Imagine an America without buffalo mozzarella, Parma ham or silky camembert. The year was 1977, and Steve Jenkins had not yet embarked on his food-procuring journey through Europe. “There was no cheese in New York that was worthy of anyone’s table.” Steve changed all that.
As a young man, Steve’s primary motivation was his fear of failing in New York and having to return to his hometown in Missouri. He was a classically trained actor and couldn’t find work. Then came Dean & Deluca, the revolutionary fancy food store. Steve was their first hire when they opened in SoHo in 1977. “They realized I was hungry and sharp and would work my ass off for little money.”
At Dean & Deluca, “the lights went on” for Steve. He met people who had travelled the world and eaten its luscious bounties. But the upscale store had no chicken liver pâté, no Parmigiana Reggiano. He thought, “What the hell, here we are this cool food shop and we don’t have any of these things that make a food shop great.” Steve made up his mind to change that.
By 1978, he had scraped together enough cash to buy himself a ticket on an Icelandic Airlines flight to France. Steve manically studied food books and maps, hungry for information. He rented a car and drove to villages big and small, in search of cheese and stories. Steve wanted to know every detail. Why did they use a certain kind of milk? Who were the people who made the cheese? How did it fit into their history, their cuisine, and their lives?
It was a lot of “grunt work,” but Steve couldn’t be happier. He had never done anything that took so much effort and dedication—college was more about partying and having a good time. “But when I got involved in food and maps and France it was so much fun that I mastered it.” Steve was serious about his mastery. He set out to be the world’s authority on cheese. And not just cheese, but all food.
After France came Italy. “Being in Italy was a life-changing experience, I couldn’t sleep all night…I was having more fun that you could possibly imagine, usually all by myself.” Steve “looted Italy of all the cheeses in Piedmont and worked my way south.” He smuggled home parmesan, fontina, pecorino, tallegio and mascarpone to a country that had never experienced the real, Italian versions of these great cheeses.
In our food-frenzied world, it is hard to remember that only a few decades ago, “nobody gave cheeses any respect,” or even any thought. It was “dumb luck,” Steve insists. “There was no competition, I wasn’t racing anyone. It was a wide open field. I stole everything I’ve ever done.”
He learned from the masters. He got up at 4 a.m. to study French cheesemongers set up their shops, watched them talk to customers, and stuck around to see how they closed at night. Steve discovered that people trusted their countermen “to figure out what would grace their table that night.” He decided that selling food was an incredibly “noble endeavor.”

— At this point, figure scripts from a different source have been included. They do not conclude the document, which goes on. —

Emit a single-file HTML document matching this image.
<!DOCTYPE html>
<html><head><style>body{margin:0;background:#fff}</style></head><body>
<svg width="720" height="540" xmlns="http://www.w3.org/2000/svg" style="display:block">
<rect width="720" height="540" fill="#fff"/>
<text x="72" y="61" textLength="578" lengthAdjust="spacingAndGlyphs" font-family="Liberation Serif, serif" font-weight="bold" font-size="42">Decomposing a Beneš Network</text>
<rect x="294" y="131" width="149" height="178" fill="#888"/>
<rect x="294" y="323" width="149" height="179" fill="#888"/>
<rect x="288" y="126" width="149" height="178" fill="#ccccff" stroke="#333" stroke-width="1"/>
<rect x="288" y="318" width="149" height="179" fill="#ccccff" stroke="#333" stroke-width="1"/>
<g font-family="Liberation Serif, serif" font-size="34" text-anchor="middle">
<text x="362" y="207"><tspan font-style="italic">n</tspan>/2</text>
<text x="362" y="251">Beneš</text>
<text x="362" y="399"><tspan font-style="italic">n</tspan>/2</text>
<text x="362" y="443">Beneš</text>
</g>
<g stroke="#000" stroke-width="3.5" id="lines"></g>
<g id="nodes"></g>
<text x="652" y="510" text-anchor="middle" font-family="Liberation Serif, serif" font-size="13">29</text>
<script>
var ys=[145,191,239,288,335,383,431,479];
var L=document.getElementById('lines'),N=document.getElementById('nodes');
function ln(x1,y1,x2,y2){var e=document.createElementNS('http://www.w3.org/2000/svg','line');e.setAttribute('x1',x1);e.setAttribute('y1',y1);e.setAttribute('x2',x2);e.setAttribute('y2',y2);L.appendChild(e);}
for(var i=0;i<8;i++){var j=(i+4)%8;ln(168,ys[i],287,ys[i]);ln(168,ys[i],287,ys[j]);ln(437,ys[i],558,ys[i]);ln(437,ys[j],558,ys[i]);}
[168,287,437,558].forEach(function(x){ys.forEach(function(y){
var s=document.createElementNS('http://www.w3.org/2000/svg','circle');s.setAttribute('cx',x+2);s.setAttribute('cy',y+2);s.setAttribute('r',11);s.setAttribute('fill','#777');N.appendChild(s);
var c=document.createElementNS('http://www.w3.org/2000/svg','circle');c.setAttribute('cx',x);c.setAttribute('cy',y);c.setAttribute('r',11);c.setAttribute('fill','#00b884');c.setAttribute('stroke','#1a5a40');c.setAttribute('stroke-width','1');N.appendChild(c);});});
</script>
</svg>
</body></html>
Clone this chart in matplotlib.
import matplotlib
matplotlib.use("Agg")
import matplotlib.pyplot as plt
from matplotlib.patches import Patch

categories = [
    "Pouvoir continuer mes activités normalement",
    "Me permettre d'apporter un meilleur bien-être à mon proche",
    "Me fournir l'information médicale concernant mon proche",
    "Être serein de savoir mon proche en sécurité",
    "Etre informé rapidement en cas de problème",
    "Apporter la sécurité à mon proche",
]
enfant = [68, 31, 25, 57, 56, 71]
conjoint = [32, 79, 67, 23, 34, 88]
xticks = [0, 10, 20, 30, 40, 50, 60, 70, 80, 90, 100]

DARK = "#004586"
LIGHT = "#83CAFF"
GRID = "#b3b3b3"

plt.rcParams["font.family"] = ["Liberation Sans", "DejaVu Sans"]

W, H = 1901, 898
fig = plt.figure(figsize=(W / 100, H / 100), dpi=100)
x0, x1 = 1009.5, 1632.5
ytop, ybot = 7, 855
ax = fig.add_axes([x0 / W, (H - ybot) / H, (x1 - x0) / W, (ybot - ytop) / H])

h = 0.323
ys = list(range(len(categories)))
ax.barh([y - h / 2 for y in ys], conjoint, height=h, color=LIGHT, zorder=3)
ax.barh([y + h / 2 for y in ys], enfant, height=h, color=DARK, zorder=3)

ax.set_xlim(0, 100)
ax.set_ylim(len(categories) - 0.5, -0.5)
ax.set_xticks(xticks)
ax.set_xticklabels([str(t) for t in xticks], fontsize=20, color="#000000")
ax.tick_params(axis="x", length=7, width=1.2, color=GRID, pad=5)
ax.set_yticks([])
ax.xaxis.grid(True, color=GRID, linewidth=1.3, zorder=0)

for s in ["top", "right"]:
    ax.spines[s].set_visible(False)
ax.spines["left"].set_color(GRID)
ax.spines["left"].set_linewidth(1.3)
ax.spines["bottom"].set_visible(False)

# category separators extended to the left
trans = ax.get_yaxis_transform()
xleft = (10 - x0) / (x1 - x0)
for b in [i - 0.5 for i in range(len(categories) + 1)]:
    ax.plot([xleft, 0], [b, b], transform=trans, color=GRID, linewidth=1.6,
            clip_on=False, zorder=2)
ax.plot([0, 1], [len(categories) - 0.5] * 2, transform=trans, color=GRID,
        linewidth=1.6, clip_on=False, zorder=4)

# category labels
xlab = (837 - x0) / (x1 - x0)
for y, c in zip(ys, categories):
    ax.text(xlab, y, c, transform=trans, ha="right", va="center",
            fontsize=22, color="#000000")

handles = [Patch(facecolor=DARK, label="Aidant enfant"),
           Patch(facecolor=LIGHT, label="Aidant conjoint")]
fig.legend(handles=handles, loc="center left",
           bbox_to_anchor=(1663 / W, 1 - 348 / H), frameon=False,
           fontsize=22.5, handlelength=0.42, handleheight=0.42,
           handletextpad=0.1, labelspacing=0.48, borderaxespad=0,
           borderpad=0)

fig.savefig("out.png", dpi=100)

Steve embraced and perfected the “peasant virtue of being a counterman.” At Fairway Market on the Upper West Side, where Steve found a home behind the cheese counter, he was “a servant” to his neighborhood—bringing the best cheeses in the world to the foodies, celebrities, and families who came to depend on him. He did everything the best he could, focusing on the smallest details, cleaning the countertops until they shone. He took immense pride in his work. In turn, his work brought him great satisfaction.
Steve is now a partner in Fairway. He maintains it’s the best market in the world. They care deeply about food, and there is always someone behind the counter who will talk to you knowledgably and thoughtfully about what to cook for dinner.
In 1996, he published The Cheese Primer, and in 2008, The Food Life. After becoming perhaps the world’s authority on cheese, Steve moved on to olive oil. “I know more about olive oil and have done more with it than anyone in creation.” Such a statement might sound arrogant if it wasn’t true. Food-loving New Yorkers know that Fairway is a temple to great olive oil.
Steve has never followed a trend or a fad. “There are no new recipes.” It’s the classics that are important. “Until you’ve mastered the old stuff, you have no business creating anything.” His advice is to learn everything you can, read what you can get your hand on, do your homework. “Put your head down,” and do what you’re doing the very best that it can be done.
There is “no replacement for giving yourself up to something and getting humble. I was so stoned, I felt such joy, I didn’t even think about money or success. I just wanted to learn everything.” Thanks, Steve, for learning. Thanks for bring us chévre and crotin and comté. The world is a better place because of it.